Zair è rimasto fuori, affidato alle cure di una famiglia cui è stato consegnato quando Massimiliano ha dovuto lasciarlo per entrare in carcere. È lui il suo unico amico, il solo essere che potrebbe donargli un po’ di conforto con la sua sola presenza, con gli scodinzolii, col guaire gioioso che sottolinea ogni ritorno, breve o lungo che sia. E lui soltanto che Massimiliano vorrebbe rivedere.

E allora succede.

Iniziano una serie di scambi tra la direttrice del carcere, la polizia penitenziaria, il funzionario giuridico pedagogico, l’avvocato, finché si riesce ad organizzare quell’incontro in cui Massimiliano ha continuato a sperare.

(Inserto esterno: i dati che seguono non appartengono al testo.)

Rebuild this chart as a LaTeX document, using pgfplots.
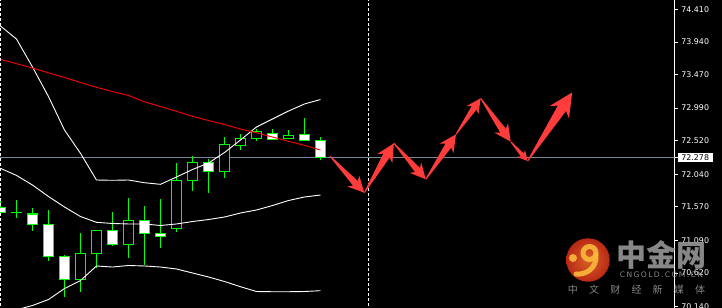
\documentclass[border=0pt]{standalone}
\usepackage{pgfplots}
\usepackage{pgfplotstable}
\pgfplotsset{compat=1.18}
\usetikzlibrary{decorations}
\usepackage{fontspec}
\setmainfont{DejaVu Sans}
\newfontfamily\cjk{Noto Sans CJK SC}
\newfontfamily\spaced[LetterSpace=18]{DejaVu Sans}

\definecolor{cgreen}{RGB}{0,255,0}
\definecolor{bidgray}{RGB}{119,136,153}
\definecolor{arrowred}{RGB}{255,60,60}
\definecolor{mared}{RGB}{255,0,0}
\definecolor{wmgray}{RGB}{150,150,150}

\pgfdeclaredecoration{fatarrow}{initial}{%
  \state{initial}[width=\pgfdecoratedpathlength-0.01pt, next state=final]{%
    \pgfmathsetlengthmacro{\arrL}{\pgfdecoratedpathlength}%
    \pgfmathsetlengthmacro{\arrH}{0.24*\arrL+4pt}%
    \pgfmathsetlengthmacro{\arrW}{0.11*\arrL+2.5pt}%
    \pgfmathsetlengthmacro{\arrS}{0.05*\arrL+0.8pt}%
    \pgfpathmoveto{\pgfpoint{0pt}{0.5pt}}%
    \pgfpathlineto{\pgfpoint{\arrL-0.8*\arrH}{\arrS}}%
    \pgfpathlineto{\pgfpoint{\arrL-\arrH}{\arrW}}%
    \pgfpathlineto{\pgfpoint{\arrL}{0pt}}%
    \pgfpathlineto{\pgfpoint{\arrL-\arrH}{-\arrW}}%
    \pgfpathlineto{\pgfpoint{\arrL-0.8*\arrH}{-\arrS}}%
    \pgfpathlineto{\pgfpoint{0pt}{-0.5pt}}%
    \pgfpathclose
  }%
  \state{final}{}%
}

% candles: k open high low close
\pgfplotstableread{
k open high low close
0 71.564 71.669 71.482 71.486
2 71.467 71.554 71.227 71.319
3 71.319 71.525 70.796 70.859
4 70.859 70.874 70.270 70.529
7 71.233 71.496 71.012 71.032
9 71.377 71.578 70.734 71.190
10 71.184 71.683 70.983 71.147
13 72.211 72.262 71.773 72.081
17 72.627 72.689 72.541 72.541
19 72.613 72.847 72.527 72.527
20 72.527 72.570 72.248 72.278
}\bear
\pgfplotstableread{
k open high low close
1 71.486 71.669 71.414 71.486
5 70.529 71.194 70.350 70.902
6 70.902 71.233 70.695 71.233
8 71.032 71.693 70.839 71.377
11 71.262 72.200 71.213 71.952
12 71.952 72.301 71.802 72.211
14 72.081 72.570 71.989 72.469
15 72.455 72.617 72.392 72.556
16 72.556 72.694 72.521 72.656
18 72.556 72.675 72.556 72.599
}\bull

\pgfplotsset{
  vbar/.style 2 args={draw=none, forget plot, error bars/.cd, y dir=plus, y explicit, error mark=none,
    error bar style={draw=#1, line width=#2, solid}},
  fatarrow/.style={draw=none, fill=arrowred, decorate, decoration={fatarrow}, forget plot},
}

\begin{document}
\begin{tikzpicture}
\useasboundingbox (0,0) rectangle (722bp,308bp);
\fill[black] (0,0) rectangle (722bp,308bp);
\begin{axis}[
  at={(0,0)}, anchor=south west,
  scale only axis, width=674.7bp, height=308bp,
  xmin=-0.03, xmax=42.14, ymin=70.116, ymax=74.544,
  axis x line=none,
  axis y line*=right,
  y axis line style={white, line width=1bp},
  xtick=\empty,
  ytick={70.14,70.62,71.09,71.57,72.04,72.52,72.99,73.47,73.94,74.41},
  yticklabels={70.140,70.620,71.090,71.570,72.040,72.520,72.990,73.470,73.940,74.410},
  tick style={white, line width=0.8bp},
  tick align=outside,
  major tick length=3bp,
  y tick label style={font=\fontsize{7.9bp}{9bp}\selectfont, text=white, anchor=west, inner xsep=3.5bp, inner ysep=1.5bp},
  extra y ticks={72.278},
  extra y tick labels={72.278},
  extra y tick style={y tick label style={fill=white, text=black}},
  clip=true,
]
% bid line
\addplot[bidgray, line width=1bp, forget plot] coordinates {(-1,72.278) (43,72.278)};

% wicks
\addplot[vbar={cgreen}{1.3bp}] table[x=k, y=low, y error expr=\thisrow{high}-\thisrow{low}] {\bear};
\addplot[vbar={cgreen}{1.3bp}] table[x=k, y=low, y error expr=\thisrow{high}-\thisrow{low}] {\bull};
% body outlines
\addplot[vbar={cgreen}{11.2bp}] table[x=k, y expr={min(\thisrow{open},\thisrow{close})-0.0093}, y error expr={abs(\thisrow{close}-\thisrow{open})+0.0186}] {\bear};
\addplot[vbar={cgreen}{11.2bp}] table[x=k, y expr={min(\thisrow{open},\thisrow{close})-0.0093}, y error expr={abs(\thisrow{close}-\thisrow{open})+0.0186}] {\bull};
% body fills
\addplot[vbar={white}{8.6bp}] table[x=k, y expr={min(\thisrow{open},\thisrow{close})+0.0093}, y error expr={max(abs(\thisrow{close}-\thisrow{open})-0.0186,0)}] {\bear};
\addplot[vbar={black}{8.6bp}] table[x=k, y expr={min(\thisrow{open},\thisrow{close})+0.0093}, y error expr={max(abs(\thisrow{close}-\thisrow{open})-0.0186,0)}] {\bull};

% Bollinger upper
\addplot[white, line width=0.9bp, forget plot] coordinates {
(0,74.170) (1,73.983) (2,73.581) (3,73.156) (4,72.675) (5,72.340) (6,71.956)
(7,71.952) (8,71.956) (9,71.917) (10,71.894) (11,71.999) (12,72.107) (13,72.200)
(14,72.351) (15,72.531) (16,72.718) (17,72.833) (18,72.948) (19,73.049) (20,73.113)};
% Bollinger middle
\addplot[white, line width=0.9bp, forget plot] coordinates {
(0,72.124) (1,72.022) (2,71.884) (3,71.719) (4,71.568) (5,71.431) (6,71.348)
(7,71.331) (8,71.324) (9,71.324) (10,71.302) (11,71.324) (12,71.359) (13,71.388)
(14,71.424) (15,71.482) (16,71.525) (17,71.589) (18,71.661) (19,71.712) (20,71.740)};
% Bollinger lower
\addplot[white, line width=0.9bp, forget plot] coordinates {
(0,70.070) (1,70.090) (2,70.152) (3,70.238) (4,70.396) (5,70.511) (6,70.720)
(7,70.705) (8,70.727) (9,70.720) (10,70.705) (11,70.677) (12,70.619) (13,70.562)
(14,70.497) (15,70.422) (16,70.353) (17,70.350) (18,70.350) (19,70.353) (20,70.365)};
% moving average
\addplot[mared, line width=0.9bp, forget plot] coordinates {
(0,73.691) (1,73.628) (2,73.566) (3,73.497) (4,73.430) (5,73.358) (6,73.289)
(7,73.228) (8,73.171) (9,73.080) (10,73.013) (11,72.944) (12,72.872) (13,72.811)
(14,72.754) (15,72.689) (16,72.635) (17,72.574) (18,72.512) (19,72.455) (20,72.387)};

% period separators
\addplot[white, line width=1bp, dash pattern=on 3bp off 2bp, forget plot] coordinates {(0,70) (0,75)};
\addplot[white, line width=1bp, dash pattern=on 3bp off 2bp, forget plot] coordinates {(23.01,70) (23.01,75)};

% forecast arrows
\addplot[fatarrow] coordinates {(20.59,72.301) (22.74,71.773)};
\addplot[fatarrow] coordinates {(22.74,71.773) (24.59,72.484)};
\addplot[fatarrow] coordinates {(24.59,72.484) (26.58,71.966)};
\addplot[fatarrow] coordinates {(26.58,71.966) (28.47,72.613)};
\addplot[fatarrow] coordinates {(28.47,72.613) (30.01,73.131)};
\addplot[fatarrow] coordinates {(30.01,73.131) (31.89,72.507)};
\addplot[fatarrow] coordinates {(31.89,72.507) (32.95,72.229)};
\addplot[fatarrow] coordinates {(32.95,72.229) (35.74,73.217)};
\end{axis}

% watermark
\begin{scope}[opacity=0.9]
\shade[inner color={rgb,255:red,240;green,110;blue,40}, outer color={rgb,255:red,205;green,45;blue,25}] (588bp,48bp) circle (21.7bp);
\draw[line width=5bp, color={rgb,255:red,250;green,185;blue,60}] (589.5bp,55bp) circle (6.5bp);
\draw[line width=5bp, line cap=round, color={rgb,255:red,250;green,185;blue,60}] (596bp,53bp) .. controls (597bp,40bp) and (586bp,33bp) .. (576bp,34bp);
\fill[color={rgb,255:red,250;green,185;blue,60}] (573bp,50bp) circle (4bp);
\end{scope}
\node[text=wmgray, text opacity=0.9, inner sep=0pt] at (661.7bp,53bp) {\cjk\bfseries\fontsize{30bp}{30bp}\selectfont 中金网};
\node[text=wmgray, text opacity=0.9, inner sep=0pt] at (661.5bp,33bp) {\spaced\fontsize{7.6bp}{8bp}\selectfont CNGOLD.COM.CN};
\node[text=wmgray, text opacity=0.9, inner sep=0pt] at (636.5bp,18bp) {\cjk\fontsize{10bp}{10bp}\selectfont 中\hspace{11.2bp}文\hspace{11.2bp}财\hspace{11.2bp}经\hspace{11.2bp}新\hspace{11.2bp}媒\hspace{11.2bp}体};
\end{tikzpicture}
\end{document}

Avviene in un posto bellissimo, il più simile ad un prato libero dove un uomo e il suo cane possano scambiarsi effusioni, rincorrersi, giocare: è il roseto del carcere, che lo stesso Massimiliano cura meticolosamente ed appassionatamente da quando è lì. Quasi come se lo stesse preparando per quell’occasione.

Sono due ore di emozioni intense, di intesa immediatamente ritrovata, di quelle che restano solide ed indissolubili tra due esseri che si sono scelti, anche se costretti dagli eventi a rimanere divisi. Di amore autentico e disinteressato.

È difficile restare umani in un mondo sempre più corrotto e avvezzo a vicende disumane.

Eppure ne basta soltanto uno di gesti d’umanità a restituire fiducia in un cambiamento, in una redenzione ancora possibile.

Sembra essere racchiusa qui la morale di questa piccola storia, che al tempo stesso suggerisce anche un monito a non trascurare la necessità che dietro le sbarre di una prigione gli individui non perdano la loro identità, non diventino soltanto numeri o generici detenuti, ma continuino ad essere “allenati” alla civile convivenza, all’onestà e ai sentimenti.

Ciò comporta l’indispensabilità di individualizzare il trattamento detentivo, di dedicare attenzione specifica anche ai bisogni della personalità di ciascun detenuto, che è la formula corretta per consentire davvero di affidare alla pena la funzione rieducativa e riabilitativa che dovrebbe esserle propria.